---- RAW DATA

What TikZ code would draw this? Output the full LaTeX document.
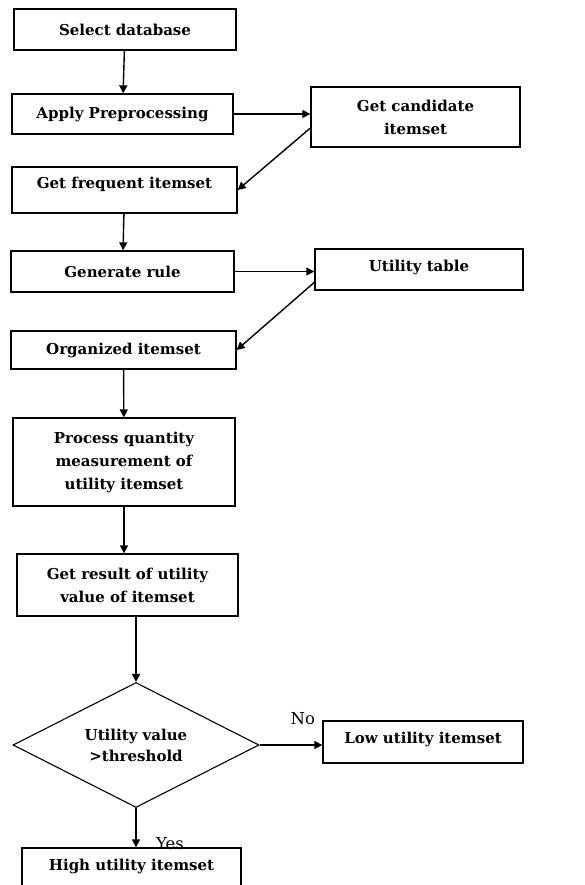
\documentclass[tikz,border=0pt]{standalone}
\usepackage{fontspec}
\setmainfont{DejaVu Serif}
\usetikzlibrary{shapes.geometric, arrows.meta}

\tikzset{
    stage/.style={draw, line width=1.3pt, rectangle, align=center, font=\fontsize{15}{23}\selectfont\bfseries},
    test/.style={draw, line width=1.1pt, diamond, aspect=2.2, inner sep=0pt, align=center, font=\fontsize{15}{21}\selectfont\bfseries},
    flow/.style={line width=1.4pt, -{Triangle[length=8pt, width=8pt]}},
}

\begin{document}
\begin{tikzpicture}[x=1pt, y=-1pt, font=\fontsize{16.5}{19}\selectfont]
    \path[use as bounding box, clip] (0, 0) rectangle (584, 885);

    \node[stage, minimum width=222pt, minimum height=41pt] (db) at (125, 29.5) {Select database};
    \node[stage, minimum width=221pt, minimum height=40pt] (prep) at (122.5, 114) {Apply Preprocessing};
    \node[stage, minimum width=209pt, minimum height=60pt] (cand) at (415.5, 117) {Get candidate\\itemset};
    \node[stage, minimum width=225pt, minimum height=46pt, text depth=14pt] (freq) at (124.5, 190) {Get frequent itemset};
    \node[stage, minimum width=223pt, minimum height=41pt] (rule) at (122.5, 271.5) {Generate rule};
    \node[stage, minimum width=208pt, minimum height=41pt, text depth=7pt] (util) at (419, 269.5) {Utility table};
    \node[stage, minimum width=225pt, minimum height=38pt] (org) at (123.5, 350) {Organized itemset};
    \node[stage, minimum width=222pt, minimum height=88pt] (meas) at (124, 462) {Process quantity\\measurement of\\utility itemset};
    \node[stage, minimum width=221pt, minimum height=62pt] (res) at (127.5, 585) {Get result of utility\\value of itemset};
    \node[test, minimum width=246pt, minimum height=125pt] (dec) at (136, 745) {Utility value\\>threshold};
    \node[stage, minimum width=200pt, minimum height=42pt, text depth=9pt] (low) at (423, 742) {Low utility itemset};
    \node[stage, minimum width=219pt, minimum height=42pt, text depth=9pt] (high) at (131.5, 869) {High utility itemset};

    \draw[flow] (db) -- (prep);
    \draw[flow] (prep.east) -- (prep.east -| cand.west);
    \draw[flow] (cand.186) -- (freq.east);
    \draw[flow] (freq) -- (rule);
    \draw[flow] (rule.east) -- (rule.east -| util.west);
    \draw[flow] (util.187) -- (org.east);
    \draw[flow] (org) -- (meas);
    \draw[flow] (meas.south) -- (meas.south |- res.north);
    \draw[flow] (dec.north |- res.south) -- (dec.north);
    \draw[flow] (dec.east) -- (dec.east -| low.west) node[pos=0.69, yshift=26pt] (no) {No};
    \draw[flow] (dec.south) -- (dec.south |- high.north) node[pos=0.9, xshift=34pt] (yes) {Yes};
\end{tikzpicture}
\end{document}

--------

● GIVEN INSTRUCTION: Give again exactly the lines running from the beginning of the material above through the line that contains "rectangle (584, 885);", and leave out every picture.

● CORRECT RESPONSE:
What TikZ code would draw this? Output the full LaTeX document.
\documentclass[tikz,border=0pt]{standalone}
\usepackage{fontspec}
\setmainfont{DejaVu Serif}
\usetikzlibrary{shapes.geometric, arrows.meta}

\tikzset{
    stage/.style={draw, line width=1.3pt, rectangle, align=center, font=\fontsize{15}{23}\selectfont\bfseries},
    test/.style={draw, line width=1.1pt, diamond, aspect=2.2, inner sep=0pt, align=center, font=\fontsize{15}{21}\selectfont\bfseries},
    flow/.style={line width=1.4pt, -{Triangle[length=8pt, width=8pt]}},
}

\begin{document}
\begin{tikzpicture}[x=1pt, y=-1pt, font=\fontsize{16.5}{19}\selectfont]
    \path[use as bounding box, clip] (0, 0) rectangle (584, 885);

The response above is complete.